• [What you will do]: Retype the whole listing verbatim and keep the pictures out of it.

--- START Given data ---

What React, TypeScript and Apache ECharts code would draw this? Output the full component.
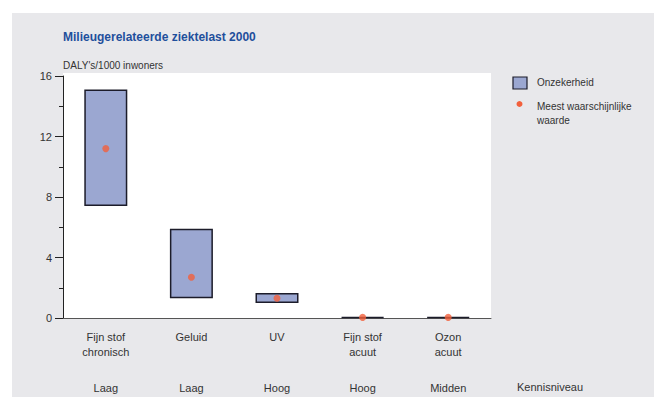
import React, { useEffect, useRef } from "react";
import * as echarts from "echarts";

const categories = ["Fijn stof\nchronisch", "Geluid", "UV", "Fijn stof\nacuut", "Ozon\nacuut"];
const kennisniveau = ["Laag", "Laag", "Hoog", "Hoog", "Midden"];
const onzekerheidLaag = [7.4, 1.3, 1.0, 0, 0];
const onzekerheidHoog = [15.1, 5.9, 1.65, 0.06, 0.06];
const meestWaarschijnlijk = [11.2, 2.7, 1.3, 0.04, 0.04];
const yTicks = [0, 4, 8, 12, 16];

const FONT = "'Liberation Sans', Arial, Helvetica, sans-serif";
const BOX_FILL = "#9ba7d1";
const BOX_BORDER = "#1c1c2a";
const DOT = "#f2603c";

export default function App() {
  const ref = useRef<HTMLDivElement>(null);

  useEffect(() => {
    if (!ref.current) return;
    const chart = echarts.init(ref.current, undefined, { renderer: "svg" });

    const bereik = onzekerheidHoog.map((h, i) => +(h - onzekerheidLaag[i]).toFixed(3));

    chart.setOption({
      animation: false,
      textStyle: { fontFamily: FONT },
      grid: { left: 63, top: 76, right: 163, bottom: 79, containLabel: false },
      graphic: [
        { type: "rect", z: -20, silent: true, shape: { x: 12, y: 13, width: 642, height: 384 }, style: { fill: "#e8e8eb" } },
        { type: "rect", z: -19, silent: true, shape: { x: 63, y: 73, width: 428, height: 245 }, style: { fill: "#ffffff" } },
        {
          type: "text", left: 63, top: 31,
          style: { text: "Milieugerelateerde ziektelast 2000", fontFamily: FONT, fontSize: 12, fontWeight: "bold", fill: "#1f4f9c" },
        },
        {
          type: "text", left: 63, top: 60,
          style: { text: "DALY's/1000 inwoners", fontFamily: FONT, fontSize: 10, fill: "#333" },
        },
        { type: "rect", shape: { x: 513, y: 77, width: 14, height: 12 }, style: { fill: BOX_FILL, stroke: BOX_BORDER, lineWidth: 1.2 } },
        {
          type: "text", left: 537, top: 77,
          style: { text: "Onzekerheid", fontFamily: FONT, fontSize: 10, fill: "#333" },
        },
        { type: "circle", shape: { cx: 519.5, cy: 104, r: 3 }, style: { fill: DOT } },
        {
          type: "text", left: 537, top: 99,
          style: { text: "Meest waarschijnlijke\nwaarde", fontFamily: FONT, fontSize: 10, lineHeight: 14, fill: "#333" },
        },
        {
          type: "text", left: 517, top: 381,
          style: { text: "Kennisniveau", fontFamily: FONT, fontSize: 11, fill: "#333" },
        },
      ],
      xAxis: [
        {
          type: "category",
          data: categories,
          axisLine: { lineStyle: { color: "#555", width: 1 } },
          axisTick: { show: false },
          axisLabel: { color: "#333", fontSize: 11, lineHeight: 15, margin: 11, fontFamily: FONT },
        },
        {
          type: "category",
          data: kennisniveau,
          position: "bottom",
          axisLine: { show: false },
          axisTick: { show: false },
          axisLabel: { color: "#333", fontSize: 11, margin: 64, fontFamily: FONT },
        },
      ],
      yAxis: {
        type: "value",
        min: 0,
        max: 16,
        interval: 4,
        axisLine: { show: true, lineStyle: { color: "#222", width: 1 } },
        axisTick: { show: true, length: 8, lineStyle: { color: "#222" } },
        minorTick: { show: true, splitNumber: 2, length: 4, lineStyle: { color: "#222" } },
        splitLine: { show: false },
        axisLabel: {
          color: "#333", fontSize: 11, margin: 11, fontFamily: FONT,
          formatter: (v: number) => (yTicks.includes(v) ? String(v) : ""),
        },
      },
      series: [
        {
          name: "basis",
          type: "bar",
          stack: "bereik",
          silent: true,
          barWidth: 43,
          itemStyle: { color: "transparent" },
          data: onzekerheidLaag,
        },
        {
          name: "Onzekerheid",
          type: "bar",
          stack: "bereik",
          barWidth: 43,
          itemStyle: { color: BOX_FILL, borderColor: BOX_BORDER, borderWidth: 1.5 },
          data: bereik,
        },
        {
          name: "Meest waarschijnlijke waarde",
          type: "scatter",
          symbol: "circle",
          symbolSize: 7,
          itemStyle: { color: DOT },
          z: 5,
          data: meestWaarschijnlijk,
        },
      ],
    });

    return () => chart.dispose();
  }, []);

  return (
    <div
      ref={ref}
      style={{ position: "fixed", left: 0, top: 0, width: 654, height: 397, background: "#ffffff" }}
    />
  );
}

--- END Given data ---

• [The answer]:
What React, TypeScript and Apache ECharts code would draw this? Output the full component.
import React, { useEffect, useRef } from "react";
import * as echarts from "echarts";

const categories = ["Fijn stof\nchronisch", "Geluid", "UV", "Fijn stof\nacuut", "Ozon\nacuut"];
const kennisniveau = ["Laag", "Laag", "Hoog", "Hoog", "Midden"];
const onzekerheidLaag = [7.4, 1.3, 1.0, 0, 0];
const onzekerheidHoog = [15.1, 5.9, 1.65, 0.06, 0.06];
const meestWaarschijnlijk = [11.2, 2.7, 1.3, 0.04, 0.04];
const yTicks = [0, 4, 8, 12, 16];

const FONT = "'Liberation Sans', Arial, Helvetica, sans-serif";
const BOX_FILL = "#9ba7d1";
const BOX_BORDER = "#1c1c2a";
const DOT = "#f2603c";

export default function App() {
  const ref = useRef<HTMLDivElement>(null);

  useEffect(() => {
    if (!ref.current) return;
    const chart = echarts.init(ref.current, undefined, { renderer: "svg" });

    const bereik = onzekerheidHoog.map((h, i) => +(h - onzekerheidLaag[i]).toFixed(3));

    chart.setOption({
      animation: false,
      textStyle: { fontFamily: FONT },
      grid: { left: 63, top: 76, right: 163, bottom: 79, containLabel: false },
      graphic: [
        { type: "rect", z: -20, silent: true, shape: { x: 12, y: 13, width: 642, height: 384 }, style: { fill: "#e8e8eb" } },
        { type: "rect", z: -19, silent: true, shape: { x: 63, y: 73, width: 428, height: 245 }, style: { fill: "#ffffff" } },
        {
          type: "text", left: 63, top: 31,
          style: { text: "Milieugerelateerde ziektelast 2000", fontFamily: FONT, fontSize: 12, fontWeight: "bold", fill: "#1f4f9c" },
        },
        {
          type: "text", left: 63, top: 60,
          style: { text: "DALY's/1000 inwoners", fontFamily: FONT, fontSize: 10, fill: "#333" },
        },
        { type: "rect", shape: { x: 513, y: 77, width: 14, height: 12 }, style: { fill: BOX_FILL, stroke: BOX_BORDER, lineWidth: 1.2 } },
        {
          type: "text", left: 537, top: 77,
          style: { text: "Onzekerheid", fontFamily: FONT, fontSize: 10, fill: "#333" },
        },
        { type: "circle", shape: { cx: 519.5, cy: 104, r: 3 }, style: { fill: DOT } },
        {
          type: "text", left: 537, top: 99,
          style: { text: "Meest waarschijnlijke\nwaarde", fontFamily: FONT, fontSize: 10, lineHeight: 14, fill: "#333" },
        },
        {
          type: "text", left: 517, top: 381,
          style: { text: "Kennisniveau", fontFamily: FONT, fontSize: 11, fill: "#333" },
        },
      ],
      xAxis: [
        {
          type: "category",
          data: categories,
          axisLine: { lineStyle: { color: "#555", width: 1 } },
          axisTick: { show: false },
          axisLabel: { color: "#333", fontSize: 11, lineHeight: 15, margin: 11, fontFamily: FONT },
        },
        {
          type: "category",
          data: kennisniveau,
          position: "bottom",
          axisLine: { show: false },
          axisTick: { show: false },
          axisLabel: { color: "#333", fontSize: 11, margin: 64, fontFamily: FONT },
        },
      ],
      yAxis: {
        type: "value",
        min: 0,
        max: 16,
        interval: 4,
        axisLine: { show: true, lineStyle: { color: "#222", width: 1 } },
        axisTick: { show: true, length: 8, lineStyle: { color: "#222" } },
        minorTick: { show: true, splitNumber: 2, length: 4, lineStyle: { color: "#222" } },
        splitLine: { show: false },
        axisLabel: {
          color: "#333", fontSize: 11, margin: 11, fontFamily: FONT,
          formatter: (v: number) => (yTicks.includes(v) ? String(v) : ""),
        },
      },
      series: [
        {
          name: "basis",
          type: "bar",
          stack: "bereik",
          silent: true,
          barWidth: 43,
          itemStyle: { color: "transparent" },
          data: onzekerheidLaag,
        },
        {
          name: "Onzekerheid",
          type: "bar",
          stack: "bereik",
          barWidth: 43,
          itemStyle: { color: BOX_FILL, borderColor: BOX_BORDER, borderWidth: 1.5 },
          data: bereik,
        },
        {
          name: "Meest waarschijnlijke waarde",
          type: "scatter",
          symbol: "circle",
          symbolSize: 7,
          itemStyle: { color: DOT },
          z: 5,
          data: meestWaarschijnlijk,
        },
      ],
    });

    return () => chart.dispose();
  }, []);

  return (
    <div
      ref={ref}
      style={{ position: "fixed", left: 0, top: 0, width: 654, height: 397, background: "#ffffff" }}
    />
  );
}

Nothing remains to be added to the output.